Joseph started well. In his first-year exams he scored the highest marks in all but one subject:11
Holy Scripture 5
Russian literature 5
Secular history 5
Mathematics 5
Georgian language 5
Latin –
Greek 4
Church-Slavonic singing 5
Georgian-Imeretian singing 5
His Gori schooling had left him weaker in Greek than in other subjects (and perhaps his late entrance to the Seminary precluded him from starting Latin).
The later years of the Seminary curriculum increased its emphasis on the Christian faith and on practical preparation for the priesthood. In the sixth year Joseph Dzhughashvili had only one weekly period of Greek and no Russian secular literature or history nor any science or mathematics. The gap was filled by ecclesiastical history, liturgy, homiletics, dogma, comparative theology, moral theology, practical pastoral work, didactics and, as before, Holy Scripture and church singing.12 The curriculum irked the young seminarists. All the allowable works of Russian literature predated Alexander Pushkin. Other banned classics were the novels of Lev Tolstoi, Fëdor Dostoevski and Ivan Turgenev. Georgian poetry and prose were proscribed. Even Shota Rustaveli, the thirteenth-century poet, was prohibited.13 National sensitivities and cultural aspirations were affronted by the curriculum and rules of the Tiflis Spiritual Seminary, and the Rector had no answer other than to reinforce his reliance on surveillance and punishment. As Joseph Dzhughashvili progressed from year to year, his sympathies moved towards those who kicked against the regulations. Intelligent and patriotic, he refused to accept the conditions. Secretly he talked to seminarists who felt the same. Whenever they could, they undermined the imposed regime.
Joseph’s personal development had a long tradition. Within a few years of its foundation the Seminary had given trouble to the authorities. Rebelliousness was constant. Silva Dzhibladze, a future Marxist, was expelled in 1884 for physically assaulting the Rector. Two years later a certain Largiashvili, a seminarist from Gori, went a step further and stabbed the Rector to death.14 During Lent in 1890, while Joseph Dzhughashvili was still at the Gori Spiritual School, the Tbilisi seminarists went on strike. Bored by the endless meals of beans, they refused to attend lessons unless the diet was changed. Among the strike leaders were Noe Zhordania and Pilipe Makharadze.15 Zhordania was to become the leader of Georgian Menshevism and Makharadze a leading Georgian Bolshevik. Their demands were expanded to include teaching in the Georgian language and courses
in Georgian history and literature. The boycott of classes went on for a week and Zhordania and Makharadze produced a handwritten journal to agitate for sustained support.16 Another food strike broke out in 1893 and led to the expulsion of Akaki Chkhenkeli, Vladimir Ketskhoveli and Severian Dzhugheli.

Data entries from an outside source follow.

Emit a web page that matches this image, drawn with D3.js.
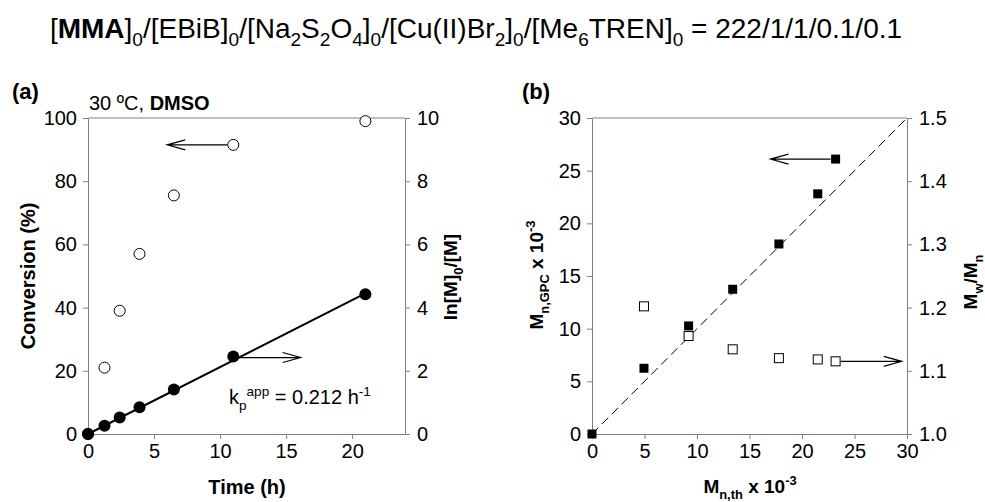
<!DOCTYPE html>
<html>
<head>
<meta charset="utf-8">
<script src="https://cdn.jsdelivr.net/npm/d3@7"></script>
<style>
  body { margin: 0; background: #fff; }
  svg { font-family: "Liberation Sans", Arial, sans-serif; }
  .axis path, .axis line { stroke: #808080; }
  .axis text { fill: #000; }
</style>
</head>
<body>
<svg width="985" height="502"></svg>
<script>
//************************* DATA ***************************//

// (a) kinetics
var timeH      = [0, 1.25, 2.4, 3.9, 6.5, 11, 21];
var conversion = [0, 21, 39, 57, 75.5, 91.5, 99];
var lnM0M      = [0, 0.26, 0.52, 0.85, 1.41, 2.45, 4.42];
var kpApp      = 0.212;
var timeTicks  = [0, 5, 10, 15, 20];
var convTicks  = [0, 20, 40, 60, 80, 100];
var lnTicks    = [0, 2, 4, 6, 8, 10];

// (b) molecular weight
var mnTh       = [0, 4.95, 9.2, 13.4, 17.8, 21.5, 23.2];
var mnGpc      = [0, 6.24, 10.26, 13.74, 18.04, 22.8, 26.1];
var mnThD      = [4.95, 9.2, 13.4, 17.8, 21.5, 23.2];
var dispersity = [1.202, 1.155, 1.134, 1.12, 1.118, 1.115];
var mnTicks    = [0, 5, 10, 15, 20, 25, 30];
var dTicks     = [1.0, 1.1, 1.2, 1.3, 1.4, 1.5];

var svg = d3.select("svg");
var tickFont = 20, titleFont = 19;

// text with sub/superscripts
function rich(sel, parts, size) {
    var cur = 0;
    parts.forEach(function (p) {
        var shift = p.sub ? size * 0.3 : (p.sup ? -size * 0.4 : 0);
        var ts = sel.append("tspan").text(p.t).attr("dy", shift - cur);
        cur = shift;
        if (p.sub || p.sup) ts.style("font-size", (size * 0.68) + "px");
        if (p.b) ts.style("font-weight", "bold");
    });
    return sel;
}

function arrow(g, x1, x2, y) {
    var dir = x2 > x1 ? 1 : -1;
    g.append("path")
        .attr("d", "M" + x1 + "," + y + "H" + x2 +
                   "M" + (x2 - dir * 18) + "," + (y - 5) + "L" + x2 + "," + y + "L" + (x2 - dir * 18) + "," + (y + 5))
        .attr("fill", "none").attr("stroke", "#000").attr("stroke-width", 1.2);
}

function frame(g, x, y) {
    g.append("line")
        .attr("x1", x.range()[0]).attr("x2", x.range()[1])
        .attr("y1", y.range()[1]).attr("y2", y.range()[1])
        .attr("stroke", "#808080");
}

function styleAxis(sel) {
    sel.attr("class", "axis").style("font-size", tickFont + "px").style("font-family", null);
}

//************************* TITLE ***************************//
rich(svg.append("text").attr("x", 476).attr("y", 38).attr("text-anchor", "middle").style("font-size", "28px"), [
    {t: "["}, {t: "MMA", b: 1}, {t: "]"}, {t: "0", sub: 1}, {t: "/[EBiB]"}, {t: "0", sub: 1},
    {t: "/[Na"}, {t: "2", sub: 1}, {t: "S"}, {t: "2", sub: 1}, {t: "O"}, {t: "4", sub: 1}, {t: "]"}, {t: "0", sub: 1},
    {t: "/[Cu(II)Br"}, {t: "2", sub: 1}, {t: "]"}, {t: "0", sub: 1},
    {t: "/[Me"}, {t: "6", sub: 1}, {t: "TREN]"}, {t: "0", sub: 1}, {t: " = 222/1/1/0.1/0.1"}
], 28);

//************************* PANEL A ***************************//
var ga = svg.append("g");
var xa = d3.scaleLinear().domain([0, 24]).range([88, 405]);
var ya = d3.scaleLinear().domain([0, 100]).range([434, 118]);
var ya2 = d3.scaleLinear().domain([0, 10]).range([434, 118]);

ga.append("g").attr("transform", "translate(0,434)")
    .call(d3.axisBottom(xa).tickValues(timeTicks).tickSize(5).tickSizeOuter(0).tickPadding(5))
    .call(styleAxis);
ga.append("g").attr("transform", "translate(88,0)")
    .call(d3.axisLeft(ya).tickValues(convTicks).tickSize(5).tickSizeOuter(0).tickPadding(6))
    .call(styleAxis);
ga.append("g").attr("transform", "translate(405,0)")
    .call(d3.axisRight(ya2).tickValues(lnTicks).tickSize(5).tickSizeOuter(0).tickPadding(7))
    .call(styleAxis);
frame(ga, xa, ya);

// first-order fit
ga.append("line")
    .attr("x1", xa(0)).attr("y1", ya2(0))
    .attr("x2", xa(21)).attr("y2", ya2(kpApp * 21))
    .attr("stroke", "#000").attr("stroke-width", 2);

ga.selectAll(".conv").data(timeH).enter().append("circle")
    .attr("cx", function (d) { return xa(d); })
    .attr("cy", function (d, i) { return ya(conversion[i]); })
    .attr("r", 5.5).attr("fill", "#fff").attr("stroke", "#000").attr("stroke-width", 1);

ga.selectAll(".ln").data(timeH).enter().append("circle")
    .attr("cx", function (d) { return xa(d); })
    .attr("cy", function (d, i) { return ya2(lnM0M[i]); })
    .attr("r", 6).attr("fill", "#000");

arrow(ga, xa(11) - 6, xa(6), ya(91.5));
arrow(ga, xa(11) + 6, xa(16.1), ya2(2.42));

ga.append("text").attr("x", 12).attr("y", 99).style("font-size", "22px").style("font-weight", "bold").text("(a)");
rich(ga.append("text").attr("x", 89).attr("y", 110).style("font-size", "20px"),
    [{t: "30 ºC, "}, {t: "DMSO", b: 1}], 20);
rich(ga.append("text").attr("x", 229).attr("y", 404).style("font-size", "20px"),
    [{t: "k"}, {t: "p", sub: 1}, {t: "app", sup: 1}, {t: " = 0.212 h"}, {t: "-1", sup: 1}], 20);

ga.append("text").attr("x", 247).attr("y", 494).attr("text-anchor", "middle")
    .style("font-size", "20px").style("font-weight", "bold").text("Time (h)");
ga.append("text").attr("transform", "translate(35,276) rotate(-90)").attr("text-anchor", "middle")
    .style("font-size", "20px").style("font-weight", "bold").text("Conversion (%)");
rich(ga.append("text").attr("transform", "translate(457,277) rotate(-90)").attr("text-anchor", "middle")
    .style("font-size", titleFont + "px").style("font-weight", "bold"),
    [{t: "ln[M]"}, {t: "0", sub: 1}, {t: "/[M]"}], titleFont);

//************************* PANEL B ***************************//
var gb = svg.append("g");
var xb = d3.scaleLinear().domain([0, 30]).range([592, 907]);
var yb = d3.scaleLinear().domain([0, 30]).range([434, 118]);
var yb2 = d3.scaleLinear().domain([1.0, 1.5]).range([434, 118]);

gb.append("g").attr("transform", "translate(0,434)")
    .call(d3.axisBottom(xb).tickValues(mnTicks).tickSize(5).tickSizeOuter(0).tickPadding(5))
    .call(styleAxis);
gb.append("g").attr("transform", "translate(592,0)")
    .call(d3.axisLeft(yb).tickValues(mnTicks).tickSize(5).tickSizeOuter(0).tickPadding(6))
    .call(styleAxis);
gb.append("g").attr("transform", "translate(907,0)")
    .call(d3.axisRight(yb2).tickValues(dTicks).tickFormat(d3.format(".1f")).tickSize(5).tickSizeOuter(0).tickPadding(7))
    .call(styleAxis);
frame(gb, xb, yb);

// theoretical line
gb.append("line")
    .attr("x1", xb(0)).attr("y1", yb(0))
    .attr("x2", xb(30)).attr("y2", yb(30))
    .attr("stroke", "#000").attr("stroke-width", 1).attr("stroke-dasharray", "9,5");

var sq = 9;
gb.selectAll(".mn").data(mnTh).enter().append("rect")
    .attr("x", function (d) { return xb(d) - sq / 2; })
    .attr("y", function (d, i) { return yb(mnGpc[i]) - sq / 2; })
    .attr("width", sq).attr("height", sq).attr("fill", "#000");

gb.selectAll(".pdi").data(mnThD).enter().append("rect")
    .attr("x", function (d) { return xb(d) - sq / 2; })
    .attr("y", function (d, i) { return yb2(dispersity[i]) - sq / 2; })
    .attr("width", sq).attr("height", sq).attr("fill", "#fff").attr("stroke", "#000").attr("stroke-width", 1);

arrow(gb, xb(23.2) - 5, xb(17), yb(26.1));
arrow(gb, xb(23.2) + 5, xb(29.5), yb2(1.115));

gb.append("text").attr("x", 522).attr("y", 99).style("font-size", "22px").style("font-weight", "bold").text("(b)");

rich(gb.append("text").attr("x", 750).attr("y", 493).attr("text-anchor", "middle")
    .style("font-size", titleFont + "px").style("font-weight", "bold"),
    [{t: "M"}, {t: "n,th", sub: 1}, {t: " x 10"}, {t: "-3", sup: 1}], titleFont);
rich(gb.append("text").attr("transform", "translate(543,275) rotate(-90)").attr("text-anchor", "middle")
    .style("font-size", titleFont + "px").style("font-weight", "bold"),
    [{t: "M"}, {t: "n,GPC", sub: 1}, {t: " x 10"}, {t: "-3", sup: 1}], titleFont);
rich(gb.append("text").attr("transform", "translate(977,282) rotate(-90)").attr("text-anchor", "middle")
    .style("font-size", titleFont + "px").style("font-weight", "bold"),
    [{t: "M"}, {t: "w", sub: 1}, {t: "/M"}, {t: "n", sub: 1}], titleFont);
</script>
</body>
</html>
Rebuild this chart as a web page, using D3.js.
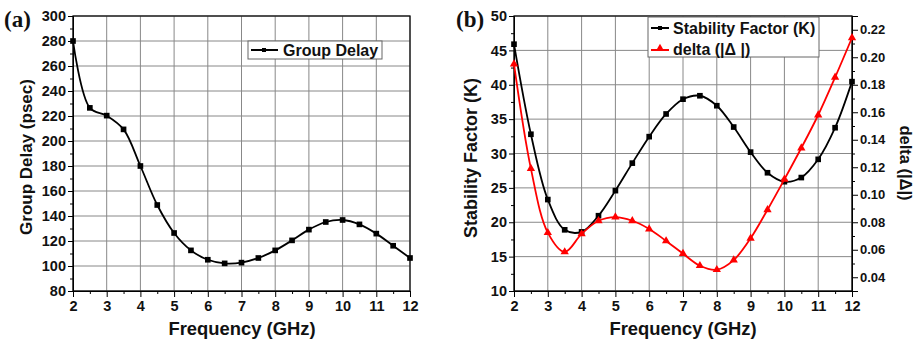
<!DOCTYPE html>
<html>
<head>
<meta charset="utf-8">
<script src="https://cdn.jsdelivr.net/npm/d3@7"></script>
<style>
  body { margin: 0; background: #fff; }
  text { font-family: "Liberation Sans", Arial, sans-serif; font-weight: bold; fill: #111; }
  .tick text { font-size: 14.5px; }
  .right .tick text { font-size: 13px; }
  .grid line { stroke: #888; stroke-width: 1; }
</style>
</head>
<body>
<div id="chart"></div>
<script>

// ======================= //
// DATA
// ======================= //

var freq = [2, 2.5, 3, 3.5, 4, 4.5, 5, 5.5, 6, 6.5, 7, 7.5, 8, 8.5, 9, 9.5, 10, 10.5, 11, 11.5, 12]

var groupDelay = [280, 226.5, 220.3, 209.3, 180, 148.8, 126.4, 112.5, 105, 102.1, 102.7, 106.4, 112.5, 120.5, 129.1, 135.2, 136.8, 133.3, 125.9, 116.2, 106.4]

var stabilityK = [45.9, 32.8, 23.3, 18.9, 18.6, 20.95, 24.6, 28.6, 32.45, 35.75, 37.9, 38.4, 36.95, 33.85, 30.2, 27.2, 25.9, 26.5, 29.15, 33.75, 40.45]

var delta = [0.195, 0.119, 0.0724, 0.0584, 0.0715, 0.0811, 0.0838, 0.0811, 0.0751, 0.0664, 0.0572, 0.0484, 0.0455, 0.0525, 0.0683, 0.0891, 0.1112, 0.134, 0.158, 0.1854, 0.2142]

var xTicks = [2, 3, 4, 5, 6, 7, 8, 9, 10, 11, 12]
var delayTicks = [80, 100, 120, 140, 160, 180, 200, 220, 240, 260, 280, 300]
var kTicks = [10, 15, 20, 25, 30, 35, 40, 45, 50]
var deltaTicks = [0.04, 0.06, 0.08, 0.10, 0.12, 0.14, 0.16, 0.18, 0.20, 0.22]
var deltaMinor = [0.03, 0.05, 0.07, 0.09, 0.11, 0.13, 0.15, 0.17, 0.19, 0.21, 0.23]


// ======================= //
// SVG AREA
// ======================= //

var svg = d3.select("#chart")
  .append("svg")
    .attr("width", 921)
    .attr("height", 340)

var top_ = 16, bottom_ = 291

// minor ticks: half way between majors
function minors(ticks) {
  var out = []
  for (var i = 0; i < ticks.length - 1; i++) out.push((ticks[i] + ticks[i+1]) / 2)
  return out
}

function drawGrid(g, x, y, yTicks) {
  g.append("g").attr("class", "grid")
    .selectAll("line").data(xTicks).enter().append("line")
      .attr("x1", function(d){ return x(d) }).attr("x2", function(d){ return x(d) })
      .attr("y1", top_).attr("y2", bottom_)
  g.append("g").attr("class", "grid")
    .selectAll("line").data(yTicks).enter().append("line")
      .attr("x1", x.range()[0]).attr("x2", x.range()[1])
      .attr("y1", function(d){ return y(d) }).attr("y2", function(d){ return y(d) })
}

function drawXAxis(g, x) {
  g.append("g")
    .attr("transform", "translate(0," + bottom_ + ")")
    .call(d3.axisBottom(x).tickValues(xTicks).tickSize(6).tickPadding(4).tickFormat(d3.format("d")))
  g.append("g")
    .attr("transform", "translate(0," + bottom_ + ")")
    .call(d3.axisBottom(x).tickValues(minors(xTicks)).tickSize(3).tickFormat(""))
    .select(".domain").remove()
}

function drawLeftAxis(g, x0, y, ticks) {
  g.append("g")
    .attr("transform", "translate(" + x0 + ",0)")
    .call(d3.axisLeft(y).tickValues(ticks).tickSize(5).tickPadding(2))
  g.append("g")
    .attr("transform", "translate(" + x0 + ",0)")
    .call(d3.axisLeft(y).tickValues(minors(ticks)).tickSize(3).tickFormat(""))
    .select(".domain").remove()
}

function drawSeries(g, x, y, vals, color, shape) {
  var line = d3.line()
    .x(function(d, i){ return x(freq[i]) })
    .y(function(d){ return y(d) })
    .curve(d3.curveCatmullRom)
  g.append("path")
    .datum(vals)
    .attr("fill", "none")
    .attr("stroke", color)
    .attr("stroke-width", 1.8)
    .attr("d", line)
  g.selectAll(null)
    .data(vals)
    .enter()
    .append("path")
      .attr("transform", function(d, i){ return "translate(" + x(freq[i]) + "," + y(d) + ")" })
      .attr("d", d3.symbol().type(shape).size(shape == d3.symbolSquare ? 32 : 30))
      .attr("fill", color)
}


// ======================= //
// PANEL (a)
// ======================= //

var ga = svg.append("g")
var xa = d3.scaleLinear().domain([2, 12]).range([73, 410])
var ya = d3.scaleLinear().domain([80, 300]).range([bottom_, top_])

drawGrid(ga, xa, ya, delayTicks)

// frame
ga.append("rect")
  .attr("x", 73).attr("y", top_).attr("width", 337).attr("height", bottom_ - top_)
  .attr("fill", "none").attr("stroke", "#111").attr("stroke-width", 1.3)

drawXAxis(ga, xa)
drawLeftAxis(ga, 73, ya, delayTicks)

drawSeries(ga, xa, ya, groupDelay, "#000", d3.symbolSquare)

// axis labels
ga.append("text")
  .attr("x", 242).attr("y", 335)
  .attr("text-anchor", "middle")
  .style("font-size", "18.4px")
  .text("Frequency (GHz)")
ga.append("text")
  .attr("transform", "translate(31.5,157) rotate(-90)")
  .attr("text-anchor", "middle")
  .style("font-size", "17px")
  .text("Group Delay (psec)")
ga.append("text")
  .attr("x", 4).attr("y", 27)
  .style("font-family", "'Liberation Serif', 'Times New Roman', serif")
  .style("font-size", "23px")
  .text("(a)")

// legend
var la = ga.append("g")
la.append("rect")
  .attr("x", 248).attr("y", 41).attr("width", 134).attr("height", 18)
  .attr("fill", "#fff").attr("stroke", "#666")
la.append("line")
  .attr("x1", 251).attr("x2", 278).attr("y1", 50).attr("y2", 50)
  .attr("stroke", "#000").attr("stroke-width", 2)
la.append("rect")
  .attr("x", 262).attr("y", 48).attr("width", 4).attr("height", 4)
  .attr("fill", "#000")
la.append("text")
  .attr("x", 283).attr("y", 56)
  .style("font-size", "16px")
  .text("Group Delay")


// ======================= //
// PANEL (b)
// ======================= //

var gb = svg.append("g")
var xb = d3.scaleLinear().domain([2, 12]).range([514, 852])
var yk = d3.scaleLinear().domain([10, 50]).range([bottom_, top_])
var yd = d3.scaleLinear().domain([0.03, 0.23]).range([bottom_, top_])

drawGrid(gb, xb, yk, kTicks)

gb.append("rect")
  .attr("x", 514).attr("y", top_).attr("width", 338).attr("height", bottom_ - top_)
  .attr("fill", "none").attr("stroke", "#111").attr("stroke-width", 1.3)

drawXAxis(gb, xb)
drawLeftAxis(gb, 514, yk, kTicks)
gb.append("g")
  .attr("class", "right")
  .attr("transform", "translate(852,0)")
  .call(d3.axisRight(yd).tickValues(deltaTicks).tickSize(6).tickPadding(2).tickFormat(d3.format(".2f")))
gb.append("g")
  .attr("transform", "translate(852,0)")
  .call(d3.axisRight(yd).tickValues(deltaMinor).tickSize(3).tickFormat(""))
  .select(".domain").remove()

drawSeries(gb, xb, yk, stabilityK, "#000", d3.symbolSquare)
drawSeries(gb, xb, yd, delta, "#ff0000", d3.symbolTriangle)

gb.append("text")
  .attr("x", 683).attr("y", 335)
  .attr("text-anchor", "middle")
  .style("font-size", "18.4px")
  .text("Frequency (GHz)")
gb.append("text")
  .attr("transform", "translate(476.5,158) rotate(-90)")
  .attr("text-anchor", "middle")
  .style("font-size", "18px")
  .text("Stability Factor (K)")
gb.append("text")
  .attr("transform", "translate(900,163) rotate(90)")
  .attr("text-anchor", "middle")
  .style("font-size", "16.5px")
  .text("delta (|\u0394|)")
gb.append("text")
  .attr("x", 456).attr("y", 27)
  .style("font-family", "'Liberation Serif', 'Times New Roman', serif")
  .style("font-size", "23px")
  .text("(b)")

// legend
var lb = gb.append("g")
lb.append("rect")
  .attr("x", 648).attr("y", 17).attr("width", 171).attr("height", 40)
  .attr("fill", "#fff").attr("stroke", "#666")
lb.append("line")
  .attr("x1", 651).attr("x2", 669).attr("y1", 28).attr("y2", 28)
  .attr("stroke", "#000").attr("stroke-width", 2)
lb.append("rect")
  .attr("x", 658).attr("y", 26).attr("width", 4).attr("height", 4)
  .attr("fill", "#000")
lb.append("line")
  .attr("x1", 651).attr("x2", 669).attr("y1", 50).attr("y2", 50)
  .attr("stroke", "#f00").attr("stroke-width", 2)
lb.append("path")
  .attr("transform", "translate(660,48.5)")
  .attr("d", d3.symbol().type(d3.symbolTriangle).size(30))
  .attr("fill", "#f00")
lb.append("text")
  .attr("x", 673).attr("y", 34)
  .style("font-size", "16px")
  .text("Stability Factor (K)")
lb.append("text")
  .attr("x", 673).attr("y", 55)
  .style("font-size", "16px")
  .text("delta (|\u0394 |)")

</script>
</body>
</html>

They all became famous as Marxists. Mikha Tskhakaya and Isidore Ramishvili also entered the Marxist movement after leaving the Seminary.17
The Russian Orthodox Church had become the finest recruiting agency for the revolutionary organisations. Each year the specific complaints of the seminarists were the same: the restricted curriculum, the denigration of Georgian culture, the harsh discipline and the grim meals at Lententide. The antagonism of the priests to all things secular, national and modern was simply counter-productive. Rector Germogen and Inspector Abashidze did Karl Marx’s work for him.
There was no strike in Joseph’s time at the Seminary. But resistance to the rules was systematic and he was quick to join the rebels. Their minds thirsted for intellectual nourishment beyond the menu of the official curriculum. Out and about in the city they found what they wanted. Seminarists feared denunciation if they borrowed disapproved books from the nearby Public Library. Instead they sought out the Iveria and Kvali editorial offices and Zakaria Chichinadze’s bookshop. There they could read and talk about things banned by the priests. Iveria was edited by the poet and commentator Ilya Chavchavadze. While calling for Georgian cultural freedom, Chavchavadze eschewed anything but the mildest demands for social and economic reform. Giorgi Tsereteli’s Kvali was more radical. Coming out every Saturday, it attracted contributions from critical intellectuals across a wide range which included both agrarian socialists and Marxists (and in January 1898 Tsereteli handed over the editorship lock, stock and barrel to Noe Zhordania without any political conditions).18 Zakaria Chichinadze was a socialist sympathiser. Chavchavadze, Tsereteli and Chichinadze had many disagreements while concurring on the need for some reform and for Georgians to struggle to that end. They understood that the key to success lay in their campaign to win the hearts and minds of youths like Joseph.